Revision a7a4cbc3dc2cc4ef571589a67ab11ef5688a1ac0 authored by Gregory Warnes on 12 October 2012, 00:00:00 UTC, committed by Gabor Csardi on 12 October 2012, 00:00:00 UTC
1 parent 694c281
Raw File
write.fwf.Rd
% write.fwf.Rd
%--------------------------------------------------------------------------
% What: Write fixed width format man page
% $Id: write.fwf.Rd 1459 2010-11-12 19:08:12Z warnes $
% Time-stamp: <2008-08-05 12:40:32 ggorjan>
%--------------------------------------------------------------------------

\name{write.fwf}

\alias{write.fwf}

\concept{data output}
\concept{data export}

\title{Write object in fixed width format}

\description{
\code{write.fwf} writes object in *f*ixed *w*idth *f*ormat.
}

\usage{

write.fwf(x, file="", append=FALSE, quote=FALSE, sep=" ", na="",
  rownames=FALSE, colnames=TRUE, rowCol=NULL, justify="left",
  formatInfo=FALSE, quoteInfo=TRUE, width=NULL, eol="\n",
  qmethod=c("escape", "double"),  \dots)

}

\arguments{
  \item{x}{data.frame or matrix, the object to be written}
  \item{file}{character, name of file or connection, look in
    \code{\link{write.table}} for more}
  \item{append}{logical, append to existing data in \code{file}}
  \item{quote}{logical, quote data in output}
  \item{na}{character, the string to use for missing values
    i.e. \code{NA} in the output}
  \item{sep}{character, separator between columns in output}
  \item{rownames}{logical, print row names}
  \item{colnames}{logical, print column names}
  \item{rowCol}{character, rownames column name}
  \item{justify}{character, alignment of character columns; see
    \code{\link{format}}}
  \item{formatInfo}{logical, return information on number of levels,
    widths and format}
  \item{quoteInfo}{logical, should \code{formatInfo} account for quotes}
  \item{width}{numeric, width of the columns in the output}
  \item{eol}{the character(s) to print at the end of each line (row).
    For example, 'eol="\\r\\n"' will produce Windows' line endings on a
    Unix-alike OS, and 'eol="\\r"' will produce files as expected by Mac
    OS Excel 2004.}
  \item{qmethod}{a character string specifying how to deal with embedded
    double quote characters when quoting strings.  Must be one of
    '"escape"' (default), in which case the quote character is
    escaped in C style by a backslash, or '"double"', in which
    case it is doubled.  You can specify just the initial letter.}
  \item{\dots}{further arguments to
    \code{\link{format.info}} and \code{\link{format}}
  }
}

\details{

*F*ixed *w*idth *f*ormat is not used widely anymore.

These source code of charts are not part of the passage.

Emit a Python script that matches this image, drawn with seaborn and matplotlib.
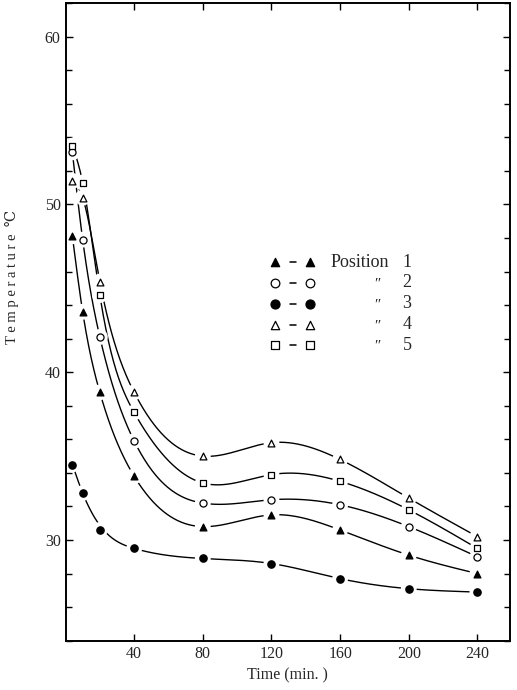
import numpy as np
import pandas as pd
import matplotlib
matplotlib.use("Agg")
import matplotlib.pyplot as plt
import seaborn as sns

# ---- data ----
time_min = [4, 10, 20, 40, 80, 120, 160, 200, 240]
pos1 = [48.1, 43.6, 38.8, 33.8, 30.8, 31.5, 30.6, 29.1, 28.0]   # filled triangle
pos2 = [53.1, 47.9, 42.1, 35.9, 32.2, 32.4, 32.1, 30.8, 29.0]   # open circle
pos3 = [34.5, 32.8, 30.6, 29.5, 28.9, 28.6, 27.7, 27.1, 26.9]   # filled circle
pos4 = [51.4, 50.4, 45.4, 38.8, 35.0, 35.8, 34.8, 32.5, 30.2]   # open triangle
pos5 = [53.5, 51.3, 44.6, 37.6, 33.4, 33.9, 33.5, 31.8, 29.5]   # open square
position_labels = ["1", "2", "3", "4", "5"]
# the hand-drawn fit curve for position 3 does not pass through the 20-min point
curve_skip = [[], [], [2], [], []]
x_ticks = [40, 80, 120, 160, 200, 240]
y_ticks = [30, 40, 50, 60]


def natural_spline(x, y, xs):
    x = np.asarray(x, float); y = np.asarray(y, float)
    n = len(x); h = np.diff(x)
    A = np.zeros((n, n)); r = np.zeros(n)
    A[0, 0] = 1; A[-1, -1] = 1
    for i in range(1, n - 1):
        A[i, i - 1] = h[i - 1]
        A[i, i] = 2 * (h[i - 1] + h[i])
        A[i, i + 1] = h[i]
        r[i] = 3 * ((y[i + 1] - y[i]) / h[i] - (y[i] - y[i - 1]) / h[i - 1])
    c = np.linalg.solve(A, r)
    b = (y[1:] - y[:-1]) / h - h * (2 * c[:-1] + c[1:]) / 3
    d = (c[1:] - c[:-1]) / (3 * h)
    idx = np.clip(np.searchsorted(x, xs) - 1, 0, n - 2)
    dx = xs - x[idx]
    return y[idx] + b[idx] * dx + c[idx] * dx ** 2 + d[idx] * dx ** 3


sns.set_theme(style="ticks")
plt.rcParams["font.family"] = ["Liberation Serif", "DejaVu Serif"]

fig = plt.figure(figsize=(5.17, 6.90), dpi=100)
ax = fig.add_axes([0.1267, 0.0714, 0.8598, 0.9243])

series = [
    (pos1, "^", "black", 24),
    (pos2, "o", "white", 26),
    (pos3, "o", "black", 28),
    (pos4, "^", "white", 24),
    (pos5, "s", "white", 20),
]

xs = np.linspace(time_min[0], time_min[-1], 800)
for (vals, mk, fc, s), skip in zip(series, curve_skip):
    keep = [i for i in range(len(time_min)) if i not in skip]
    ys = natural_spline([time_min[i] for i in keep], [vals[i] for i in keep], xs)
    sns.lineplot(x=xs, y=ys, ax=ax, color="black", lw=1.0,
                 estimator=None, sort=False, zorder=2)

for vals, mk, fc, s in series:
    # white halo to break the curves near each point
    ax.scatter(time_min, vals, marker="o", s=130, c="white",
               edgecolors="none", linewidths=0, zorder=10)
for vals, mk, fc, s in series:
    sns.scatterplot(x=time_min, y=vals, ax=ax, marker=mk, s=s,
                    facecolor=fc, edgecolor="black", linewidth=0.9,
                    zorder=11)

ax.set_xlim(0, 259)
ax.set_ylim(24, 62)
ax.set_xticks(x_ticks)
ax.set_yticks(y_ticks)
ax.set_yticks(np.arange(24, 63, 2), minor=True)
ax.tick_params(which="both", direction="in", top=True, right=True,
               labelsize=11.5, width=1.0, color="black")
ax.tick_params(which="major", length=5)
ax.tick_params(which="minor", length=4)
for sp in ax.spines.values():
    sp.set_visible(True)
    sp.set_linewidth(1.4)
    sp.set_color("black")
    sp.set_zorder(20)

ax.set_xlabel("Time (min. )", fontsize=11.5, labelpad=4)
ax.set_ylabel("T e m p e r a t u r e  ℃", fontsize=10.5)
ax.yaxis.set_label_coords(-0.105, 0.57)

# custom legend
tr = ax.transAxes
def fx(px):
    return (px - 65.5) / 444.5
def fy(py):
    return (640.7 - py) / 637.7

rows_y = [262.3, 283.0, 303.8, 324.5, 345.0]
for (vals, mk, fc, s), lab, py in zip(series, position_labels, rows_y):
    for px in (275, 310):
        ax.scatter([fx(px)], [fy(py)], transform=tr, marker=mk,
                   s=s * 1.5, facecolor=fc, edgecolor="black",
                   linewidth=0.9, zorder=12)
    ax.plot([fx(289.5), fx(295.5)], [fy(py), fy(py)], transform=tr,
            color="black", lw=1.1)
    if lab == "1":
        ax.text(fx(331), fy(py), "Position", transform=tr,
                ha="left", va="center", fontsize=13)
    else:
        ax.text(fx(376), fy(py) - 0.002, "″", transform=tr, ha="center",
                va="center", fontsize=11, style="italic")
    ax.text(fx(407), fy(py), lab, transform=tr, ha="center",
            va="center", fontsize=13)

fig.savefig("out.png", dpi=100)
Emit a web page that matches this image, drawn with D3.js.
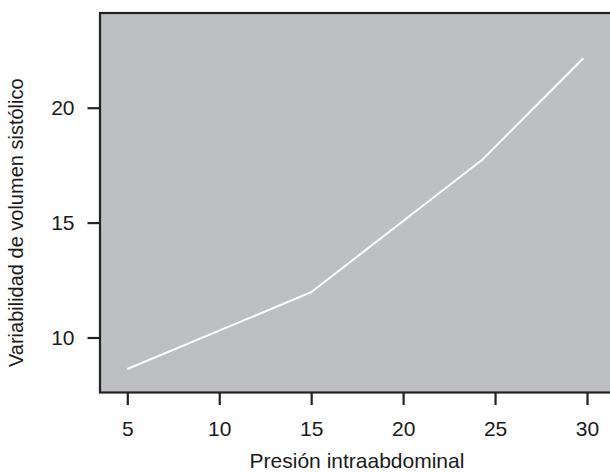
<!DOCTYPE html>
<html>
<head>
<meta charset="utf-8">
<script src="https://cdn.jsdelivr.net/npm/d3@7"></script>
<style>
  html, body { margin: 0; padding: 0; background: #ffffff; }
  svg { display: block; }
  text { font-family: "Liberation Sans", Arial, Helvetica, sans-serif; fill: #1a1a1a; }
</style>
</head>
<body>
<svg id="chart" width="610" height="472"></svg>
<script>
// ---- data ----
const presion = [5, 15, 24.3, 29.8];
const variabilidad = [8.63, 11.97, 17.73, 22.15];
const xTicks = [5, 10, 15, 20, 25, 30];
const yTicks = [10, 15, 20];
const xTitle = "Presión intraabdominal";
const yTitle = "Variabilidad de volumen sistólico";

// ---- layout ----
const svg = d3.select("#chart");

const x = d3.scaleLinear().domain([5, 30]).range([127.3, 587]);
const y = d3.scaleLinear().domain([10, 20]).range([337.5, 107.7]);

const pLeft = 100, pRight = 614, pTop = 13, pBottom = 392.5;

// panel
svg.append("rect")
  .attr("x", pLeft).attr("y", pTop)
  .attr("width", pRight - pLeft).attr("height", pBottom - pTop)
  .attr("fill", "#bebfc3")
  .attr("stroke", "#222222")
  .attr("stroke-width", 2.2);

// line
const pts = presion.map((d, i) => [d, variabilidad[i]]);
svg.append("path")
  .datum(pts)
  .attr("fill", "none")
  .attr("stroke", "#ffffff")
  .attr("stroke-width", 2)
  .attr("d", d3.line().x(d => x(d[0])).y(d => y(d[1])));

// x axis
const xAxis = d3.axisBottom(x).tickValues(xTicks).tickSize(12).tickPadding(16).tickFormat(d3.format("d"));
const gx = svg.append("g").attr("transform", `translate(0,${pBottom + 0.5})`).call(xAxis);
gx.select(".domain").remove();
gx.selectAll(".tick line").attr("stroke", "#222222").attr("stroke-width", 2.2);
gx.selectAll(".tick text").attr("font-size", 21).attr("fill", "#1a1a1a")
  .attr("font-family", "'Liberation Sans', Arial, sans-serif");

// y axis
const yAxis = d3.axisLeft(y).tickValues(yTicks).tickSize(12).tickPadding(13).tickFormat(d3.format("d"));
const gy = svg.append("g").attr("transform", `translate(${pLeft - 0.5},0)`).call(yAxis);
gy.select(".domain").remove();
gy.selectAll(".tick line").attr("stroke", "#222222").attr("stroke-width", 2.2);
gy.selectAll(".tick text").attr("font-size", 21).attr("fill", "#1a1a1a")
  .attr("font-family", "'Liberation Sans', Arial, sans-serif");

// titles
svg.append("text")
  .attr("x", 357).attr("y", 468)
  .attr("text-anchor", "middle")
  .attr("font-size", 21)
  .text(xTitle);

svg.append("text")
  .attr("transform", `translate(23,${(pTop + pBottom) / 2 + 20}) rotate(-90)`)
  .attr("text-anchor", "middle")
  .attr("font-size", 20)
  .text(yTitle);
</script>
</body>
</html>
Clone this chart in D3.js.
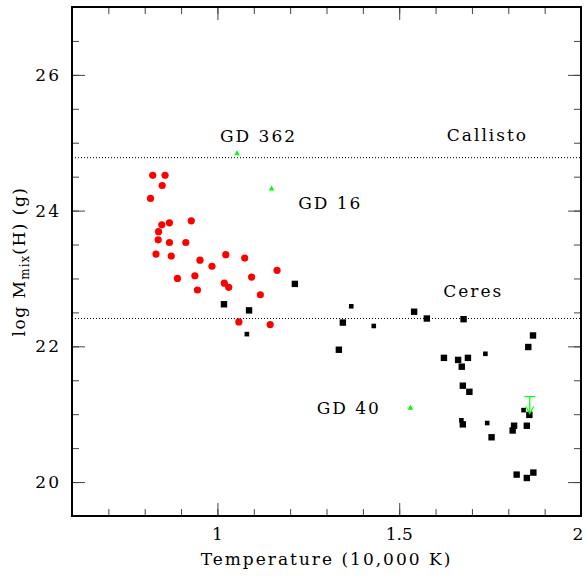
<!DOCTYPE html>
<html>
<head>
<meta charset="utf-8">
<script src="https://cdn.jsdelivr.net/npm/d3@7"></script>
<style>
  body { margin: 0; background: #fff; }
  text { font-family: "DejaVu Serif", serif; font-size: 17px; letter-spacing: 2px; fill: #000; }
</style>
</head>
<body>
<svg id="grafico" width="586" height="577"></svg>
<script>
// DA stars (red circles): temperature (10,000 K), log Mmix(H)
const daTemp = [0.822, 0.856, 0.848, 0.816, 0.847, 0.868, 0.928, 0.838, 0.837, 0.868, 0.913, 0.831, 0.873, 0.952,
    1.023, 1.075, 0.985, 1.164, 0.890, 0.938, 1.094, 1.019, 1.031, 0.945, 1.118, 1.059, 1.145];
const daMass = [24.52, 24.52, 24.37, 24.18, 23.79, 23.82, 23.85, 23.69, 23.57, 23.53, 23.53, 23.36, 23.33, 23.27,
    23.35, 23.30, 23.18, 23.12, 23.00, 23.04, 23.02, 22.93, 22.87, 22.83, 22.76, 22.36, 22.32];

// DB stars (black squares)
const dbTemp = [1.018, 1.087, 1.213, 1.345, 1.334, 1.541, 1.576, 1.677, 1.868, 1.855, 1.623, 1.662, 1.689, 1.672,
    1.675, 1.693, 1.858, 1.675, 1.816, 1.851, 1.812, 1.754, 1.823, 1.851, 1.869];
const dbMass = [22.62, 22.53, 22.92, 22.35, 21.95, 22.51, 22.41, 22.40, 22.16, 21.99, 21.83, 21.80, 21.83, 21.70,
    21.42, 21.33, 20.99, 20.85, 20.83, 20.83, 20.76, 20.66, 20.11, 20.06, 20.14];

// DB stars, second group (small squares)
const dbSmallTemp = [1.081, 1.368, 1.430, 1.737, 1.842, 1.671, 1.742];
const dbSmallMass = [22.18, 22.59, 22.30, 21.89, 21.06, 20.91, 20.87];

// named stars (green triangles)
const namedStars = ["GD 362", "GD 16", "GD 40"];
const namedTemp = [1.054, 1.149, 1.531];
const namedMass = [24.84, 24.32, 21.09];

// upper limit (green arrow)
const limitTemp = [1.859];
const limitTop = [21.26];
const limitTip = [21.01];

// reference bodies (dotted lines)
const bodies = ["Callisto", "Ceres"];
const bodyMass = [24.78, 22.41];

// annotation text and where it sits (data units)
const labelText = ["GD 362", "Callisto", "GD 16", "Ceres", "GD 40"];
const labelTemp = [1.007, 1.631, 1.222, 1.621, 1.273];
const labelMass = [25.01, 25.03, 24.02, 22.72, 21.01];

const xTicks = [1, 1.5, 2];
const yTicks = [20, 22, 24, 26];

let desenha = () => {
    const larguraSVG = 586, alturaSVG = 577;
    const margin = {top: 7, right: 5, bottom: 61, left: 72},
    larguraVis = larguraSVG - margin.left - margin.right,
    alturaVis = alturaSVG - margin.top - margin.bottom;

    let svg = d3.select("#grafico");
    let g = svg.append("g")
        .attr("transform", "translate(" + margin.left + "," + margin.top + ")");

    let x = d3.scaleLinear().domain([0.6, 2.0]).range([0, larguraVis]);
    let y = d3.scaleLinear().domain([19.5, 27]).range([alturaVis, 0]);

    // dotted reference lines
    g.selectAll(".ref")
        .data(bodyMass)
        .enter().append("line")
        .attr("x1", 0).attr("x2", larguraVis)
        .attr("y1", d => y(d)).attr("y2", d => y(d))
        .attr("stroke", "#000")
        .attr("stroke-width", 1)
        .attr("stroke-dasharray", "1,2");

    // axes with inward ticks on all four sides
    let minorX = d3.range(7, 20).map(d => d / 10);
    let minorY = d3.range(20, 27.1, 0.5);

    let eixo = (axis) => (sel) => { sel.call(axis); sel.select(".domain").remove(); sel.selectAll("line").attr("stroke", "#444"); };

    g.append("g").attr("transform", "translate(0," + alturaVis + ")")
        .call(eixo(d3.axisBottom(x).tickValues(minorX).tickSize(-7).tickFormat("")));
    g.append("g").attr("transform", "translate(0," + alturaVis + ")")
        .call(eixo(d3.axisBottom(x).tickValues(xTicks).tickSize(-13).tickFormat("")));
    g.append("g")
        .call(eixo(d3.axisTop(x).tickValues(minorX).tickSize(-7).tickFormat("")));
    g.append("g")
        .call(eixo(d3.axisTop(x).tickValues(xTicks).tickSize(-13).tickFormat("")));
    g.append("g")
        .call(eixo(d3.axisLeft(y).tickValues(minorY).tickSize(-7).tickFormat("")));
    g.append("g")
        .call(eixo(d3.axisLeft(y).tickValues(yTicks).tickSize(-13).tickFormat("")));
    g.append("g").attr("transform", "translate(" + larguraVis + ",0)")
        .call(eixo(d3.axisRight(y).tickValues(minorY).tickSize(-7).tickFormat("")));
    g.append("g").attr("transform", "translate(" + larguraVis + ",0)")
        .call(eixo(d3.axisRight(y).tickValues(yTicks).tickSize(-13).tickFormat("")));

    // tick labels (the last one is pulled in so it stays inside the page)
    g.selectAll(".xl")
        .data(xTicks)
        .enter().append("text")
        .attr("x", (d, i) => x(d) + (i == xTicks.length - 1 ? -3 : 0))
        .attr("y", alturaVis + 24)
        .attr("text-anchor", "middle")
        .style("letter-spacing", "0px")
        .text(d => d);
    g.selectAll(".yl")
        .data(yTicks)
        .enter().append("text")
        .attr("x", -11)
        .attr("y", d => y(d))
        .attr("dy", "0.36em")
        .attr("text-anchor", "end")
        .text(d => d);

    // frame
    g.append("rect")
        .attr("width", larguraVis).attr("height", alturaVis)
        .attr("fill", "none").attr("stroke", "#000").attr("stroke-width", 2);

    // DA
    g.selectAll(".da")
        .data(daTemp)
        .enter().append("circle")
        .attr("cx", d => x(d))
        .attr("cy", (d, i) => y(daMass[i]))
        .attr("r", 3.6)
        .attr("fill", "#ff0000");

    // DB
    g.selectAll(".db")
        .data(dbTemp)
        .enter().append("rect")
        .attr("x", d => x(d) - 3.2)
        .attr("y", (d, i) => y(dbMass[i]) - 3.2)
        .attr("width", 6.4).attr("height", 6.4)
        .attr("fill", "#000");
    g.selectAll(".dbs")
        .data(dbSmallTemp)
        .enter().append("rect")
        .attr("x", d => x(d) - 2.3)
        .attr("y", (d, i) => y(dbSmallMass[i]) - 2.3)
        .attr("width", 4.6).attr("height", 4.6)
        .attr("fill", "#000");

    // named stars
    g.selectAll(".named")
        .data(namedTemp)
        .enter().append("path")
        .attr("d", d3.symbol(d3.symbolTriangle, 14))
        .attr("transform", (d, i) => "translate(" + x(d) + "," + y(namedMass[i]) + ")")
        .attr("fill", "#00ff00");

    // upper limit
    let lim = g.selectAll(".lim")
        .data(limitTemp)
        .enter().append("g")
        .attr("stroke", "#00ff00")
        .attr("stroke-width", 1.2)
        .attr("fill", "none");
    lim.append("line")
        .attr("x1", d => x(d) - 5.5).attr("x2", d => x(d) + 5.5)
        .attr("y1", (d, i) => y(limitTop[i])).attr("y2", (d, i) => y(limitTop[i]));
    lim.append("line")
        .attr("x1", d => x(d)).attr("x2", d => x(d))
        .attr("y1", (d, i) => y(limitTop[i])).attr("y2", (d, i) => y(limitTip[i]));
    lim.append("path")
        .attr("d", (d, i) => "M" + (x(d) - 4) + "," + (y(limitTip[i]) - 7) + "L" + x(d) + "," + y(limitTip[i]) + "L" + (x(d) + 4) + "," + (y(limitTip[i]) - 7));

    // annotations
    g.selectAll(".lab")
        .data(labelText)
        .enter().append("text")
        .attr("x", (d, i) => x(labelTemp[i]))
        .attr("y", (d, i) => y(labelMass[i]))
        .text(d => d);

    // axis titles
    svg.append("text")
        .attr("x", margin.left + larguraVis / 2)
        .attr("y", 565)
        .attr("text-anchor", "middle")
        .text("Temperature (10,000 K)");

    let yt = svg.append("text")
        .attr("transform", "translate(25," + (margin.top + alturaVis / 2) + ") rotate(-90)")
        .attr("text-anchor", "middle")
        .style("letter-spacing", "1.5px");
    yt.append("tspan").text("log M");
    yt.append("tspan").attr("dy", 4).style("font-size", "12px").style("letter-spacing", "1px").text("mix");
    yt.append("tspan").attr("dy", -4).text("(H) (g)");
};

desenha();
</script>
</body>
</html>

Use some other
format (say *c*omma *s*eparated *v*alues; see \code{\link{read.csv}}) if
you can. However, if you need fixed width format then \code{write.fwf}
can help you.

Output is similar to \code{print(x)} or \code{format(x)}. Formatting is
done completely by \code{\link{format}} on a column basis. Columns in
the output are by default separated with a space i.e. empty column with
a width of one character, but that can be changed with \code{sep}
argument as passed to \code{\link{write.table}} via \dots.

As mentioned formatting is done completely by
\code{\link{format}}. Arguments can be passed to \code{format} via
\code{\dots} to further modify the output. However, note that the
returned \code{formatInfo} might not properly account for this, since
\code{\link{format.info}} (which is used to collect information about
formatting) lacks the arguments of \code{\link{format}}.

\code{quote} can be used to quote fields in the output. Since all
columns of \code{x} are converted to character (via
\code{\link{format}}) during the output, all columns will be quoted! If
quotes are used, \code{\link{read.table}} can be easily used to read the
data back into \R. Check examples. Do read the details about
\code{quoteInfo} argument.

Use only *true* character, i.e., avoid use of tabs, i.e., "\\t", or similar
separators via argument \code{sep}. Width of the separator is taken as
the number of characters evaluated via \code{\link{nchar}(sep)}.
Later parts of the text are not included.